— Start —

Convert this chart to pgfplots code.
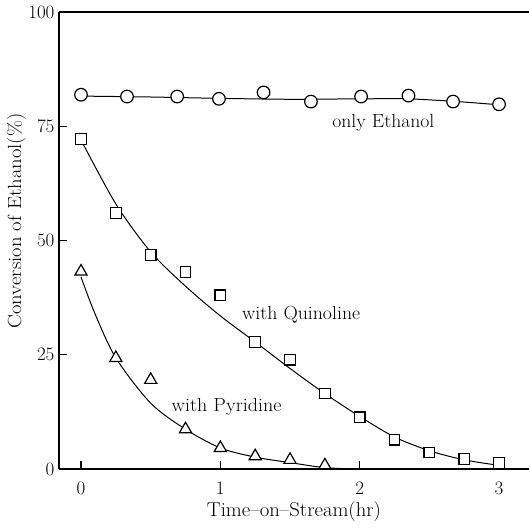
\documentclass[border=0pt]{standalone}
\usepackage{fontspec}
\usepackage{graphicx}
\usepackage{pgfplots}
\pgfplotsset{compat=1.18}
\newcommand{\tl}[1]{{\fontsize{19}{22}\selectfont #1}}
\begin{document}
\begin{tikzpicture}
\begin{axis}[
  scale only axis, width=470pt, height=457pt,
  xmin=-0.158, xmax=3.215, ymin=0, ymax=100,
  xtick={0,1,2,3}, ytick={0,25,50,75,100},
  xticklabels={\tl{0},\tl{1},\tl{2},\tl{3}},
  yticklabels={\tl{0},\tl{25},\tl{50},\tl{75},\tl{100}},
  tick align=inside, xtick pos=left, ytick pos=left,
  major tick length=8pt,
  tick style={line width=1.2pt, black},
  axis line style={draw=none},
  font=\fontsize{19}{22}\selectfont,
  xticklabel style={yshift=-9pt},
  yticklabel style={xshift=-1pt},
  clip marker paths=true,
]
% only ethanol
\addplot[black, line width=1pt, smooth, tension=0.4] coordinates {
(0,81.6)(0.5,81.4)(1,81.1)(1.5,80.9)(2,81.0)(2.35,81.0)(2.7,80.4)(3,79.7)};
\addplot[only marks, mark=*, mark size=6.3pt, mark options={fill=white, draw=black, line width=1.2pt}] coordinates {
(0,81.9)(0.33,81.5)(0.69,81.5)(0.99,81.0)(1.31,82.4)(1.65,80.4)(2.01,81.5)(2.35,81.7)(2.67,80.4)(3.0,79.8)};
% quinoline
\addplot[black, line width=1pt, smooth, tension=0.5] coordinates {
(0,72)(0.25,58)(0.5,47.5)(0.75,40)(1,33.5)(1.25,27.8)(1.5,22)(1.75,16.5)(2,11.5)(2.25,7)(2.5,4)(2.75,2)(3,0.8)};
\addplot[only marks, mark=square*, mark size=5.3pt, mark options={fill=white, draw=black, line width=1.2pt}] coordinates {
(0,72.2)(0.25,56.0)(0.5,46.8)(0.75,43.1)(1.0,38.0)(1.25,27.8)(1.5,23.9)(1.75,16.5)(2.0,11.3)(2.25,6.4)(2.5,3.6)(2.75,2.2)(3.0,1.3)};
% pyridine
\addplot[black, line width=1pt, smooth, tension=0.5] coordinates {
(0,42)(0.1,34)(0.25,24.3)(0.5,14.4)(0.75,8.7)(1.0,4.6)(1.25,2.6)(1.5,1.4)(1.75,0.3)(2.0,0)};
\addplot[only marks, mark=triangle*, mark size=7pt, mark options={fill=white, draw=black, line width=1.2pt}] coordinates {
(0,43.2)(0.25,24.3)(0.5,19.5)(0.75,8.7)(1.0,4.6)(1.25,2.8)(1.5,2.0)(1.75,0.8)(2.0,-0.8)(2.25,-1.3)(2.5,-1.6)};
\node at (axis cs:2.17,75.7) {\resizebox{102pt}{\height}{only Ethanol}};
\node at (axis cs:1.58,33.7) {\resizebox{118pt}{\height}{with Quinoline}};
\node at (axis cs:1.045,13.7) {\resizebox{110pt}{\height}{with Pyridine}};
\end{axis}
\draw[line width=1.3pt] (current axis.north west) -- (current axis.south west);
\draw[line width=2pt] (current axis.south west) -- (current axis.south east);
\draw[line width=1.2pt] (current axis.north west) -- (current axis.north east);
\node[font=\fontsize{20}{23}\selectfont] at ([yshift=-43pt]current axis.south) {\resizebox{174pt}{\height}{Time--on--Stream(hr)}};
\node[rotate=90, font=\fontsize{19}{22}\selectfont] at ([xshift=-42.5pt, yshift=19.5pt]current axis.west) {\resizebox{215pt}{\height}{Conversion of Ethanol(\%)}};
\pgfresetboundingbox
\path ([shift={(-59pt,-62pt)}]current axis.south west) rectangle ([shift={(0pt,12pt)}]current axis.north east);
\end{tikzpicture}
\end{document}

— End —

(Direction) The listing above needs to be output again exactly. Don't include the pictures.

(Answer)
Convert this chart to pgfplots code.
\documentclass[border=0pt]{standalone}
\usepackage{fontspec}
\usepackage{graphicx}
\usepackage{pgfplots}
\pgfplotsset{compat=1.18}
\newcommand{\tl}[1]{{\fontsize{19}{22}\selectfont #1}}
\begin{document}
\begin{tikzpicture}
\begin{axis}[
  scale only axis, width=470pt, height=457pt,
  xmin=-0.158, xmax=3.215, ymin=0, ymax=100,
  xtick={0,1,2,3}, ytick={0,25,50,75,100},
  xticklabels={\tl{0},\tl{1},\tl{2},\tl{3}},
  yticklabels={\tl{0},\tl{25},\tl{50},\tl{75},\tl{100}},
  tick align=inside, xtick pos=left, ytick pos=left,
  major tick length=8pt,
  tick style={line width=1.2pt, black},
  axis line style={draw=none},
  font=\fontsize{19}{22}\selectfont,
  xticklabel style={yshift=-9pt},
  yticklabel style={xshift=-1pt},
  clip marker paths=true,
]
% only ethanol
\addplot[black, line width=1pt, smooth, tension=0.4] coordinates {
(0,81.6)(0.5,81.4)(1,81.1)(1.5,80.9)(2,81.0)(2.35,81.0)(2.7,80.4)(3,79.7)};
\addplot[only marks, mark=*, mark size=6.3pt, mark options={fill=white, draw=black, line width=1.2pt}] coordinates {
(0,81.9)(0.33,81.5)(0.69,81.5)(0.99,81.0)(1.31,82.4)(1.65,80.4)(2.01,81.5)(2.35,81.7)(2.67,80.4)(3.0,79.8)};
% quinoline
\addplot[black, line width=1pt, smooth, tension=0.5] coordinates {
(0,72)(0.25,58)(0.5,47.5)(0.75,40)(1,33.5)(1.25,27.8)(1.5,22)(1.75,16.5)(2,11.5)(2.25,7)(2.5,4)(2.75,2)(3,0.8)};
\addplot[only marks, mark=square*, mark size=5.3pt, mark options={fill=white, draw=black, line width=1.2pt}] coordinates {
(0,72.2)(0.25,56.0)(0.5,46.8)(0.75,43.1)(1.0,38.0)(1.25,27.8)(1.5,23.9)(1.75,16.5)(2.0,11.3)(2.25,6.4)(2.5,3.6)(2.75,2.2)(3.0,1.3)};
% pyridine
\addplot[black, line width=1pt, smooth, tension=0.5] coordinates {
(0,42)(0.1,34)(0.25,24.3)(0.5,14.4)(0.75,8.7)(1.0,4.6)(1.25,2.6)(1.5,1.4)(1.75,0.3)(2.0,0)};
\addplot[only marks, mark=triangle*, mark size=7pt, mark options={fill=white, draw=black, line width=1.2pt}] coordinates {
(0,43.2)(0.25,24.3)(0.5,19.5)(0.75,8.7)(1.0,4.6)(1.25,2.8)(1.5,2.0)(1.75,0.8)(2.0,-0.8)(2.25,-1.3)(2.5,-1.6)};
\node at (axis cs:2.17,75.7) {\resizebox{102pt}{\height}{only Ethanol}};
\node at (axis cs:1.58,33.7) {\resizebox{118pt}{\height}{with Quinoline}};
\node at (axis cs:1.045,13.7) {\resizebox{110pt}{\height}{with Pyridine}};
\end{axis}
\draw[line width=1.3pt] (current axis.north west) -- (current axis.south west);
\draw[line width=2pt] (current axis.south west) -- (current axis.south east);
\draw[line width=1.2pt] (current axis.north west) -- (current axis.north east);
\node[font=\fontsize{20}{23}\selectfont] at ([yshift=-43pt]current axis.south) {\resizebox{174pt}{\height}{Time--on--Stream(hr)}};
\node[rotate=90, font=\fontsize{19}{22}\selectfont] at ([xshift=-42.5pt, yshift=19.5pt]current axis.west) {\resizebox{215pt}{\height}{Conversion of Ethanol(\%)}};
\pgfresetboundingbox
\path ([shift={(-59pt,-62pt)}]current axis.south west) rectangle ([shift={(0pt,12pt)}]current axis.north east);
\end{tikzpicture}
\end{document}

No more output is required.